The setup is no longer a simple “solar rally” but a policy dispersion trade. Domestic-content winners with real manufacturing footprint should continue to capture the highest incremental margin because trade barriers raise the clearing price for U.S.-sold modules faster than they raise their input costs; that creates operating leverage for the most insulated names while commoditized import-exposed players face a squeeze on both volume and price. The market is underappreciating that the real second-order effect is not just higher tariffs, but higher customer urgency to lock in compliant supply, which can pull forward bookings and improve near-term visibility for the better-positioned domestic producer. The downgrade/upgrade mix suggests consensus is still treating the group as one basket, but execution risk is now the key differentiator.
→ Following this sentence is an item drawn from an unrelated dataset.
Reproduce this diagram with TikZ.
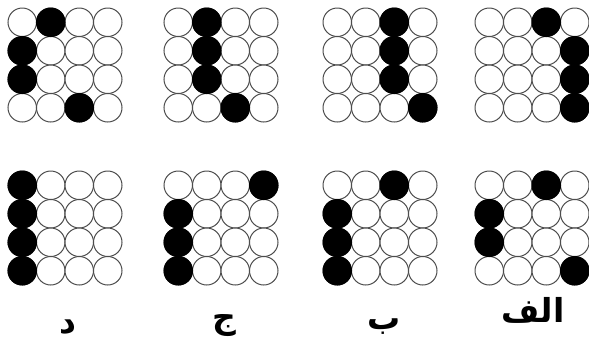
\documentclass[tikz,border=0pt]{standalone}
\usepackage{fontspec}
\newfontfamily\arabicfont[Script=Arabic]{DejaVu Sans}
\TeXXeTstate=1
\tikzset{
  cell/.style={draw=black!70, line width=1pt, fill=white},
  oncell/.style={draw=black, line width=1pt, fill=black},
  lbl/.style={font=\arabicfont\bfseries\fontsize{33}{35}\selectfont, inner sep=0pt, anchor=base}
}
\newcommand\dotgrid[3]{%
  \foreach \r in {0,...,3}{\foreach \c in {0,...,3}{%
    \draw[cell] (#1+14.25+28.5*\c, #2+14.25+28.5*\r) circle[radius=14.25];}}
  \foreach \r/\c in {#3}{%
    \draw[oncell] (#1+14.25+28.5*\c, #2+14.25+28.5*\r) circle[radius=14.25];}
}
\begin{document}
\begin{tikzpicture}[x=1pt,y=-1pt]
\useasboundingbox (0,0) rectangle (589,341);
% top row
\dotgrid{8}{8}{0/1,1/0,2/0,3/2}
\dotgrid{164}{8}{0/1,1/1,2/1,3/2}
\dotgrid{323}{8}{0/2,1/2,2/2,3/3}
\dotgrid{475}{8}{0/2,1/3,2/3,3/3}
% bottom row
\dotgrid{8}{171}{0/0,1/0,2/0,3/0}
\dotgrid{164}{171}{0/3,1/0,2/0,3/0}
\dotgrid{323}{171}{0/2,1/0,2/0,3/0}
\dotgrid{475}{171}{0/2,1/0,2/0,3/3}
% labels
\node[lbl] (d) at (68,333) {\beginR د\endR};
\node[lbl] (j) at (224,328) {\beginR ج\endR};
\node[lbl] (b) at (384,329) {\beginR ب\endR};
\node[lbl] (alef) at (533,322) {\beginR الف\endR};
\end{tikzpicture}
\end{document}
Names with weaker balance sheets or less credible path to margin recovery are likely to see multiple compression even if policy remains supportive, because investors will demand proof that tariff protection translates into earnings rather than just better backlog optics. That makes the laggards vulnerable to a “good policy, bad stock” outcome over the next 1-3 quarters if order conversion or pricing discipline slips. The contrarian risk is that the market may be overestimating how durable the trade-policy tailwind is. Any de-escalation on tariffs, a slower-than-expected normalization in supply chains, or exemptions tied to FEOC/Section 232 outcomes could rapidly unwind the scarcity premium embedded in domestic solar equities. On the other hand, if China signals concrete export restrictions on higher-end panel technology, that would likely extend the premium for U.S. producers but also raise long-cycle capex and sourcing uncertainty across the broader renewable supply chain.